After two multi-platinum albums and six No. 1 singles, ranging from the bouncy singalong "Kryptonite" to the melancholy ballad "Here Without You," 3 Doors Down had become Top 40's preeminent southern rock band. So when the small-town Mississippi group packed up vocalist Brad Arnold's warm drawl and penchant for covering Lynryd Skynyrd's "That Smell" in concert and relocated to Nashville to record its new album, it could have been a sign that it might turn up the twang even further.
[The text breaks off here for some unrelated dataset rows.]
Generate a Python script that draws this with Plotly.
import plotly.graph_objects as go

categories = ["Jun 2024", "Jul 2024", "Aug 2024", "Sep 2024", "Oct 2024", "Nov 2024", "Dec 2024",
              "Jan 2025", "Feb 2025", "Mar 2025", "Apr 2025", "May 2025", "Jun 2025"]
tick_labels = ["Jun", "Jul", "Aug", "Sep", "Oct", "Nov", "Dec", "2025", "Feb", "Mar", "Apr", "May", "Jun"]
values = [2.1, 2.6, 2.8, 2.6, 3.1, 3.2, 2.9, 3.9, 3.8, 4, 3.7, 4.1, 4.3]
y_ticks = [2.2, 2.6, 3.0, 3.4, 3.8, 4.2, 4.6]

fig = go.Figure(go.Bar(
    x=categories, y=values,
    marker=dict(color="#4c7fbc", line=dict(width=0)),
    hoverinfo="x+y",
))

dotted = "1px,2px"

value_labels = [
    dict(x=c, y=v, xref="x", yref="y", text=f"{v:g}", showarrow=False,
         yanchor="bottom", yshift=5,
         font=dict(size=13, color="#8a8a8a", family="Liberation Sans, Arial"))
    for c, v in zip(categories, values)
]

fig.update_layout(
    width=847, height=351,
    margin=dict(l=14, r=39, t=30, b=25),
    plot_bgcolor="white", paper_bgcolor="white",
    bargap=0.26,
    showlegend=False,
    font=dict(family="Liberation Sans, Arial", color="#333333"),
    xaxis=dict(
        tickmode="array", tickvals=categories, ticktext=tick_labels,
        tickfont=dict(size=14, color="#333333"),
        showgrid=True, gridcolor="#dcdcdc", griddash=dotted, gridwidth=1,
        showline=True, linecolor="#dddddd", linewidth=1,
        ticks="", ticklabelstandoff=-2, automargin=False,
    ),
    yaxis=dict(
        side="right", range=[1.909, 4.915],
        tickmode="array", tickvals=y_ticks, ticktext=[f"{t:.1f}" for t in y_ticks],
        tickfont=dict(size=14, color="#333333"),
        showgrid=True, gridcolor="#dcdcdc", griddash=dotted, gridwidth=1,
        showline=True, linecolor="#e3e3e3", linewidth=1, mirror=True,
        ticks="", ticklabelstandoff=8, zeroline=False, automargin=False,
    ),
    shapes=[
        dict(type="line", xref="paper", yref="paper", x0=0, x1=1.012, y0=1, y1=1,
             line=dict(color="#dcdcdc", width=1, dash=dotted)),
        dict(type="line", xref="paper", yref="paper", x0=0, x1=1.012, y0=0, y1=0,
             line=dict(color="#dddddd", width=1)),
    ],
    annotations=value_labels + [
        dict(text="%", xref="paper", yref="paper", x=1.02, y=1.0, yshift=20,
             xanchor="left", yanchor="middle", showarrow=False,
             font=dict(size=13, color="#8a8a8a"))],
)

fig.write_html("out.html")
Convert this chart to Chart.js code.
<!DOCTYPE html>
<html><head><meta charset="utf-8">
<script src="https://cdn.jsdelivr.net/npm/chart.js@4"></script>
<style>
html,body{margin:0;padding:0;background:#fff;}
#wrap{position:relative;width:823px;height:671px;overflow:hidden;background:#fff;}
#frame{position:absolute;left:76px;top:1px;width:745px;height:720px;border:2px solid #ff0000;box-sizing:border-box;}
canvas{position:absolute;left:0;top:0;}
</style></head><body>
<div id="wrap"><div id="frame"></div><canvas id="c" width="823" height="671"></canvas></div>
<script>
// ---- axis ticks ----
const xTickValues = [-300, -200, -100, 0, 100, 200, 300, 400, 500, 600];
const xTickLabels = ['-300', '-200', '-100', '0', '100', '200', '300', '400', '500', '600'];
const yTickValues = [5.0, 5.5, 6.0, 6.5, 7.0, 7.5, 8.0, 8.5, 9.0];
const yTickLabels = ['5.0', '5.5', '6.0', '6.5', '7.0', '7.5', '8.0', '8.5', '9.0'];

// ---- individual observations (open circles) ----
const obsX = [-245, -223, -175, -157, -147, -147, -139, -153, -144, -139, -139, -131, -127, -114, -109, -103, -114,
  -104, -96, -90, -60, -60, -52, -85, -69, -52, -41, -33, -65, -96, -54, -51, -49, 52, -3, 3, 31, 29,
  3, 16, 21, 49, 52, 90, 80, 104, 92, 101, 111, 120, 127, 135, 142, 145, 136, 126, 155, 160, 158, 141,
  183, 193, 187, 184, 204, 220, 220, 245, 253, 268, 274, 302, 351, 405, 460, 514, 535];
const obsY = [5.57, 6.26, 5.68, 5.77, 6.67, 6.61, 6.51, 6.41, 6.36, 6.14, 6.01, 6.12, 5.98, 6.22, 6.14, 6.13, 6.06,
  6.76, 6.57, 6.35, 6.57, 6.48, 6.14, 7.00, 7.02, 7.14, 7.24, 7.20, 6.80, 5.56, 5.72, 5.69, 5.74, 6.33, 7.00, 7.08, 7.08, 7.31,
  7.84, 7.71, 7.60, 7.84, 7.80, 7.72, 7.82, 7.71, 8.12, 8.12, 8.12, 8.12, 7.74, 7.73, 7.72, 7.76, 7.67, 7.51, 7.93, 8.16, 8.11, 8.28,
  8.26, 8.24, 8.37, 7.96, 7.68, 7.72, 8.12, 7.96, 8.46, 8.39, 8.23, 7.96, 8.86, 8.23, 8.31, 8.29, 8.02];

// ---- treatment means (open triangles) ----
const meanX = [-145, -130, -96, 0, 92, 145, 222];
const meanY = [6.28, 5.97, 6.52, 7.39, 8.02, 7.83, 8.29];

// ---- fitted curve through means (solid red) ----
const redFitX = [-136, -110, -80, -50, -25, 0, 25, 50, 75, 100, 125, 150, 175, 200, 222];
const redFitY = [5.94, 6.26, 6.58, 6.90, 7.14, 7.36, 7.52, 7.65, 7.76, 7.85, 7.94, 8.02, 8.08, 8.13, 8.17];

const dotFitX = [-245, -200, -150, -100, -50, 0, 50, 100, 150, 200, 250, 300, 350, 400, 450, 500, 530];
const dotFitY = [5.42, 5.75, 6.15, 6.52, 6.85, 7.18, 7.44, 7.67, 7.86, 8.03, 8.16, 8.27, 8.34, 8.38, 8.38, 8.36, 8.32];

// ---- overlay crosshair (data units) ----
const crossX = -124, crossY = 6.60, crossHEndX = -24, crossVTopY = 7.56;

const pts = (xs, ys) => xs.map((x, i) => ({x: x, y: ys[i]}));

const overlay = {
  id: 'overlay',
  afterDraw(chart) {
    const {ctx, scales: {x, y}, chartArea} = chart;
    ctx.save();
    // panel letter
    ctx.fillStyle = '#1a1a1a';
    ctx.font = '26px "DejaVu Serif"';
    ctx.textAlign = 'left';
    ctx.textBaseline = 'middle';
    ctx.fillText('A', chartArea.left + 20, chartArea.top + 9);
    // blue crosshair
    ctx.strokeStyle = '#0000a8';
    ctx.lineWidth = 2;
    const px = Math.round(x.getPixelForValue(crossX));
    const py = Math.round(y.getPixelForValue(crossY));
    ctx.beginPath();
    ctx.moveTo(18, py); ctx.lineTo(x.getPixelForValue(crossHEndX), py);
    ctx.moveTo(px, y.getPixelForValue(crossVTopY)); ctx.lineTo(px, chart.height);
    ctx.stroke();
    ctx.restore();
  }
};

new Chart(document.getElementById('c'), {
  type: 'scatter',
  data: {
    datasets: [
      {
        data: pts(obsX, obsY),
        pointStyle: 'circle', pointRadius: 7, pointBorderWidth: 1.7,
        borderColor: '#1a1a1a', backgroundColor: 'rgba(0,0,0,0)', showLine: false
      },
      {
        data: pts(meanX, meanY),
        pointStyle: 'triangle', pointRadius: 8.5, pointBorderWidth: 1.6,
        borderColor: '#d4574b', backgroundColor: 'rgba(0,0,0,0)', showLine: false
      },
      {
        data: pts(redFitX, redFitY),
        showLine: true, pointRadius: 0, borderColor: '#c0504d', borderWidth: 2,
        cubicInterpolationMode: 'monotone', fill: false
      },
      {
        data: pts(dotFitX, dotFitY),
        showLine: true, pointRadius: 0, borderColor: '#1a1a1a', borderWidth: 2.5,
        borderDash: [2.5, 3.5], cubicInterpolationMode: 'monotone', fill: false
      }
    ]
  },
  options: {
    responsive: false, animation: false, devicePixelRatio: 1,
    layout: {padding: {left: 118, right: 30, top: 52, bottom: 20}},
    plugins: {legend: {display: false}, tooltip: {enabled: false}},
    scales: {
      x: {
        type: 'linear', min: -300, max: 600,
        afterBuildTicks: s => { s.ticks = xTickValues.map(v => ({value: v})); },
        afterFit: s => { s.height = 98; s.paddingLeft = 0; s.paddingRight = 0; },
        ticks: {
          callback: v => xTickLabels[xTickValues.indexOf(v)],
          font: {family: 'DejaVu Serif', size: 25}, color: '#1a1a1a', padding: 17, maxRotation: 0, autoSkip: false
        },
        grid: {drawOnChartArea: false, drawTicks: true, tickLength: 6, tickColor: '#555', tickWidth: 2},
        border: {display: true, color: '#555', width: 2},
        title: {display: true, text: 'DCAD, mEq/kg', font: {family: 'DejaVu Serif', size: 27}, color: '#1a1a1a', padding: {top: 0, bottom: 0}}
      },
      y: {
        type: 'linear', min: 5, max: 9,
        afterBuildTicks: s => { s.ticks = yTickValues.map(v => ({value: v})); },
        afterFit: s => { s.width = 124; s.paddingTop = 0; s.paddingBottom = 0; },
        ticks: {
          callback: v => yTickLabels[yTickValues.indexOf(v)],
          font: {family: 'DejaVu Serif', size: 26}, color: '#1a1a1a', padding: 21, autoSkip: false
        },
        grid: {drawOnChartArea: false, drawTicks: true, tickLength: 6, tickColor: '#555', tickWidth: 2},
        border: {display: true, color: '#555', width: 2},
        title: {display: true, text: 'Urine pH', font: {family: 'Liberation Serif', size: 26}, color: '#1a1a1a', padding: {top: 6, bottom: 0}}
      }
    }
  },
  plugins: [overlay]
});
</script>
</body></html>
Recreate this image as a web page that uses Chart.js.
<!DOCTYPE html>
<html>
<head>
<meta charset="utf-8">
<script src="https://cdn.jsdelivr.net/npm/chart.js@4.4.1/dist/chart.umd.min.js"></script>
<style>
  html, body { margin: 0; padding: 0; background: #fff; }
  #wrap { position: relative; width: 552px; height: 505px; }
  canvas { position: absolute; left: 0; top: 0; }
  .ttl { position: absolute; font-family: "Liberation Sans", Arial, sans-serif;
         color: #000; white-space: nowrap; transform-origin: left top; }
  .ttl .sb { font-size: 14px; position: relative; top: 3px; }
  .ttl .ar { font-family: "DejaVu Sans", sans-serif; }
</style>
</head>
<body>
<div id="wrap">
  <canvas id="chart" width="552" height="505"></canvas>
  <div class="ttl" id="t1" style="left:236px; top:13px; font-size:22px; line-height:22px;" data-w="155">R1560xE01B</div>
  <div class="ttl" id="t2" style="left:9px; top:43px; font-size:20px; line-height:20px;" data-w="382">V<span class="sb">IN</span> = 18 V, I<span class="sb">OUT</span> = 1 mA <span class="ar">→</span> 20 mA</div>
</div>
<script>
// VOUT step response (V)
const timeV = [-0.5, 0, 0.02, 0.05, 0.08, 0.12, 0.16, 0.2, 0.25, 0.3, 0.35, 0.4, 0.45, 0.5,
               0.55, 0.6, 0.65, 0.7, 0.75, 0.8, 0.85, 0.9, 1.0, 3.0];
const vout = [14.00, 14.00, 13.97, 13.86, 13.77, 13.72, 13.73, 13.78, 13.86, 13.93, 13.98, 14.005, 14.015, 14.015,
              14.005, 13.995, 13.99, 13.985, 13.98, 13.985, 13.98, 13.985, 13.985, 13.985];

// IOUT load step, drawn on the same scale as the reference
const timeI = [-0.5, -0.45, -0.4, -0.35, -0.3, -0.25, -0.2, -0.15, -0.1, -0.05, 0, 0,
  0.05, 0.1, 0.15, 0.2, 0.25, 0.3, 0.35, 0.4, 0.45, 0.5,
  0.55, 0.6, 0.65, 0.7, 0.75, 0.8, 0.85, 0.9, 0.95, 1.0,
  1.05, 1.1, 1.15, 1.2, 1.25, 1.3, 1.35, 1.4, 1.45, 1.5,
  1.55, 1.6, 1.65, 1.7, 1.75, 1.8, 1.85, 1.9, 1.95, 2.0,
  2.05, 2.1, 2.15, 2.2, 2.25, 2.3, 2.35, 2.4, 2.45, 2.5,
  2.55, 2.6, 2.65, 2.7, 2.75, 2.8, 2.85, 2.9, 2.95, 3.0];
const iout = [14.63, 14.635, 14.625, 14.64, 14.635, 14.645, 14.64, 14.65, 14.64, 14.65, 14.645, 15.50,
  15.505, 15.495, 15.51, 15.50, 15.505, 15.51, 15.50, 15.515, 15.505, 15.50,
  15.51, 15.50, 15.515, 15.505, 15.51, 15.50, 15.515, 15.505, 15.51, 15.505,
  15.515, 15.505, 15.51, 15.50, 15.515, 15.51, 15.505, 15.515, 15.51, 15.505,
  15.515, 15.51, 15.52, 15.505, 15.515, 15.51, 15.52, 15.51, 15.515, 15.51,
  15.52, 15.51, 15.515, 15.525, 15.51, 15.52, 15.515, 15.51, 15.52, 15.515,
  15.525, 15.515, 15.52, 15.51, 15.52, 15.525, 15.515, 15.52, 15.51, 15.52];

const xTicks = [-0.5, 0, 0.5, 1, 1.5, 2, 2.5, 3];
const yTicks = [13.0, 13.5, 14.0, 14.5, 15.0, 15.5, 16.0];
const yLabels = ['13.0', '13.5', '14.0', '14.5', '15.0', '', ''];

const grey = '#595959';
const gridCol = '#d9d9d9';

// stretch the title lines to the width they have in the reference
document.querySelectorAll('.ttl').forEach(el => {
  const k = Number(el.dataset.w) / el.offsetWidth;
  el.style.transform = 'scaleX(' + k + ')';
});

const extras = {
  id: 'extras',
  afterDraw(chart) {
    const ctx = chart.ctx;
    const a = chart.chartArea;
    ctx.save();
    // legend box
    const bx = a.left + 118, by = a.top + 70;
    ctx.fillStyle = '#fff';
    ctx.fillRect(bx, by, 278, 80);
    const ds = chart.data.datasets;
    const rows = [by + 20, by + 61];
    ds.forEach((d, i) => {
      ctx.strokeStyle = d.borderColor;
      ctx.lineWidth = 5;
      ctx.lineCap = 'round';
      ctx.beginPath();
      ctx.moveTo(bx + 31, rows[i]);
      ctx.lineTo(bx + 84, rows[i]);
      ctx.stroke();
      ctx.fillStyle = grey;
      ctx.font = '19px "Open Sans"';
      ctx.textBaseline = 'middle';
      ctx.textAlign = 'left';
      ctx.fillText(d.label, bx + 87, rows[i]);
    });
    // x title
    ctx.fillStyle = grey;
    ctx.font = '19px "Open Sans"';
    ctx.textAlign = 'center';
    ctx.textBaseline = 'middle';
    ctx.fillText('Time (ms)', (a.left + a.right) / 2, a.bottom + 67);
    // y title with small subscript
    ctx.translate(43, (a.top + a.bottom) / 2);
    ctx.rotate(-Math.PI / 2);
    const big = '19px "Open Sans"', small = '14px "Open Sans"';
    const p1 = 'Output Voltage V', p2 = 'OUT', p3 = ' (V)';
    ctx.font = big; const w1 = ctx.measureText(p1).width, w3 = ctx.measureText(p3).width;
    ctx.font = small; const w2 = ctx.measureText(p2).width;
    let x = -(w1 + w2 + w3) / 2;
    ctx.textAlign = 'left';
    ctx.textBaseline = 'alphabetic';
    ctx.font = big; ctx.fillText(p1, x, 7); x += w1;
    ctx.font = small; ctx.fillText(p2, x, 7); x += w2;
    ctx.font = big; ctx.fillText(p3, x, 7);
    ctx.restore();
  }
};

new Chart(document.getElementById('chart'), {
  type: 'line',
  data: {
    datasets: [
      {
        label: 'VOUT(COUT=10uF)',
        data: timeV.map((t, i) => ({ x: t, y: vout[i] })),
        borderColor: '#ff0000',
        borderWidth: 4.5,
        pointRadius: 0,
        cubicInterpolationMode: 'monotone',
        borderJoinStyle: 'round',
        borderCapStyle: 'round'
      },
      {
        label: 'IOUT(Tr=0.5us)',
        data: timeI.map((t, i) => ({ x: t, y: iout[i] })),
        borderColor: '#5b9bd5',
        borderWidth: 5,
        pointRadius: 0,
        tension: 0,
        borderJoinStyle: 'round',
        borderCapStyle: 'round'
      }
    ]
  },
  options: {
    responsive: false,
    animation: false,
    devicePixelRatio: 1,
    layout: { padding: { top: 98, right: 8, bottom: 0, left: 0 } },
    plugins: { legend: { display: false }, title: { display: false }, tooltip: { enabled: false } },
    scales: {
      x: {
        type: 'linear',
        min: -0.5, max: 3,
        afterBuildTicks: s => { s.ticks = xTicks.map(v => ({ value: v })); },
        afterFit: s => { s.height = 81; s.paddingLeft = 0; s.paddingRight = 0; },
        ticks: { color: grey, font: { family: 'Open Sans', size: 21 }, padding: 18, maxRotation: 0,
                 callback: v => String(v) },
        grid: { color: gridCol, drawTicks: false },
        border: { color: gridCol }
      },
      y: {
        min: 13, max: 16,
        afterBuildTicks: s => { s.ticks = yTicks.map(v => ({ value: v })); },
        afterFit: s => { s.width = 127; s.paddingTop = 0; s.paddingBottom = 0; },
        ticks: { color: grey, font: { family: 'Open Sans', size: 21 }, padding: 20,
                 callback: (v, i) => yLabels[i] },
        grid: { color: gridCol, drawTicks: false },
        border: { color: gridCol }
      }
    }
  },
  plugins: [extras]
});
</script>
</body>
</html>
Instead, the group enlisted producer Johnny K -- best known for his work with the metal bands Disturbed and Drowning Pool -- to create a sound less like Skynyrd and more like Sabbath. "Seventeen Days" opens with "Right Where I Belong," a 2 1/2-minute blur of blazing riffs and escalating drums. The song lets up only long enough for Arnold to shout, "Go on, play it for us, son," before racing off again in a speeding guitar solo.

Much of the album maintains that harder edge. The wall of sound in "The Real Life" is interspersed with more restrained choruses, a potential hangover from last summer's tour with grunge/metal kings Nickelback. Arnold's fury bubbles up in "For Today" as he hollers, "God only knows all the places I've been!" over a grinding guitar line.

But the group also shows glimmers of pensiveness. The album's first single, "Let Me Go," meshes a catchy hook with a cynical look at romance ("You love me but you don't know who I am"). Arnold alternates affection with confusion, hinting at his struggle to maintain normal relationships in the face of an isolating schedule.

A few tracks later, "Landing in London" magnifies the challenges of the band's newfound fame. A tale of homesickness that treads a dangerously cliched path made more trite by sappy lyrics ("And when the night falls all around me / and I don't think I'll make it through / I'll use your light to guide the way / 'Cuz all I think about is you"), the song is rescued from tedium after the first chorus, when Bob Seger joins Arnold in a duet. The melding of young and old sheds an eerie glow on the song's lyrics: Seger has known road-weariness for decades, and his experienced voice paints a bleak picture that 3 Doors Down already finds too familiar.

The group breaks from first-person confessions for two notable tracks: Arnold tells a straightforward coming-of-age narrative in "Be Somebody" and rages against the seedy lifestyle of teenage prostitution in "Father's Son."

But the group can't stay angry forever, and despite "Seventeen Days' " metal-laced bang of a beginning, the album ends with a nod to the southern-rock songwriting style that brought 3 Doors Down its popularity. The ballad "Here by Me" is a glimpse back to the sounds of yesteryear: a quiet melody, tender lyrics and a deeply personal vocal delivery.